A total of 716 mm settlement was monitored in 339 days at chainage point 5 + 300 km. However, 127 days was needed to achieve 721 mm settlement according to the calculation using PVD as shown in Table 5. It can be seen from Fig. 10 that only 323 mm settlement was achieved in 136 days. The first and second stages were completed with 470 mm settlement in 220 days and 638 mm settlement in 346 days (which was monitored until 489 days), respectively.

According to the prediction, 115 days was required to accomplish 529 mm settlement with and without using PVD and surcharge load at chainage point 5 + 800 km. However, only 240 mm settlement was observed in 115 days in the field. The estimated settlement and the required time of the first and second stages were 475 mm in 225 days and 643 mm settlement in 365 days, respectively.

At chainage point 6 + 300 km, a total 633 mm settlement was observed in 371 days, which did not fulfill the design estimation (521 mm settlement in 105 days). Moreover, 230 mm was monitored in 105 days as depicted in Fig. 10.

Figure 10 shows the first and second stages were finished with 361 mm settlement in 180 days and 618 mm settlement in 368 days, respectively, at chainage point 8 + 300 km. The observed total settlement at this point was 618 mm in 368 days. However, it took 258 days more than the estimated time period.

As per estimation, 125 days was required for 459 mm settlement, whereas 367 days was observed to achieve 524 mm settlement at chainage point 11 + 800 km. Moreover, 129 days was monitored to achieve 258 mm settlement only. However, the duration of the first and second stages was 190 and 342 days, respectively. The predicted and observed settlement with percentage of error in prediction for the specific seven chainage points is also presented in Table 5.

The discussion made in this section shows that estimated time did not match with the observed consolidation period. Moreover, the observed time was too long from the estimated time. There could be three possible reasons behind this phenomenon. These are smear effect, not using surcharge load, and not having the exact soil data for estimation. In the design phase, smear effect was not considered. A smear zone (disturbed zone) could have developed during the installation of PVD using a mandrel, and this zone retards the horizontal consolidation of soft clays in the vicinity of PVD (Xie 1987; Sharma and Xiao 2000; Basu and Prezzi 2007; Dhar et al. 2011; Tran-Nguyen and Edil 2011). Actually, in the design phase, the settlement was calculated with respect to surcharge load, both with and without PVD. Hence, it was recommended to apply 60 kPa surcharge load during the implementation.
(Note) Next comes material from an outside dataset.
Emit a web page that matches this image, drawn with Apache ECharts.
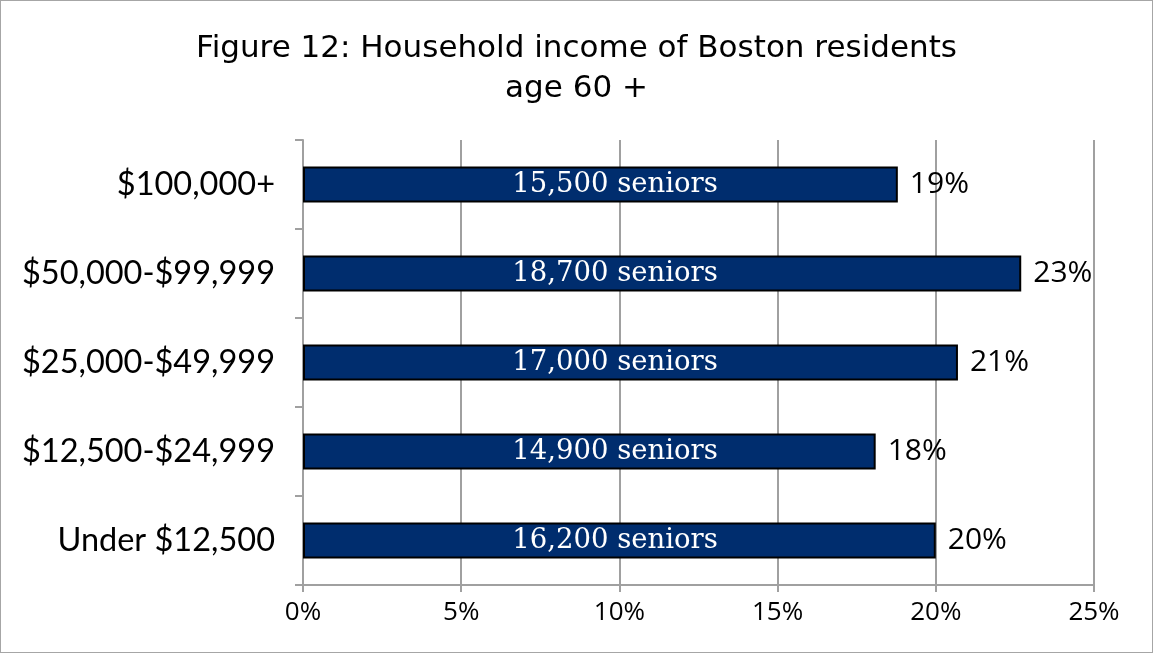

However, during the implementation period, no surcharge load was applied due to some construction-related issues (such as transportation of surcharge load). However, in the field, only the embankment load was used as preload for a long time. Moreover, this phenomenon may be due to not having the exact soil profile and index properties at these seven points for settlement estimation. Thus, the consolidation process was very slow in the field and it took more time to achieve the desired settlement. The percentages of error in prediction vary between 0.81 and 22.4% as shown in Table 5. Currently, the construction work of 15 km of railway embankment was completed and the rest of the 17.365-km railway embankment was under the construction stage.

9 Summary and Conclusions

The soil improvement details of the Kashiani–Gopalganj railway project, which passed through mostly paddy fields, are described in this paper. Specific details with respect to the challenges encountered during the selection of optimum design regarding soft soil improvement, stage loading, PVD design, PVD material selection, and installation are also discussed.

A comprehensive laboratory investigation was executed in this project for determining the geotechnical design parameters for analysis of consolidation with and without prefabricated vertical drains. Based on the assessment, PVDs (width = 100 mm, t = 5 mm) at 1.0 and 1.5 m c/c in a triangular pattern were selected for the project due to the lowest consolidation time. However, in this project, a total number of 4,402,326 PVDs was installed. Stage loading (single, double, and multiple) was also applied with PVD for getting the required stability against the failure of foundation.

Settlement estimates including the selected soil consolidation properties in the analyses are discussed and compared to the actual settlement measured during construction. The observed time was too long from the estimated time at the field. There could be three reasons behind this. These are smear zone creation, not applying the surcharge load, and not having the exact soil data for settlement estimation. In the design period, the smear effect was not considered. Thus, the smear zone which was developed during the installation of PVD could have reduced the consolidation time. Moreover, the recommended surcharge load (60 kPa) was not applied in the field due to some construction-related issues. However, there was lack of exact soil data and essential data were adopted from the representative borehole of that segment.

The concept of soil improvement using PVD beneath the railway embankment was not only cost-effective but also safe, reliable, and time-saving as shown through the success of the project.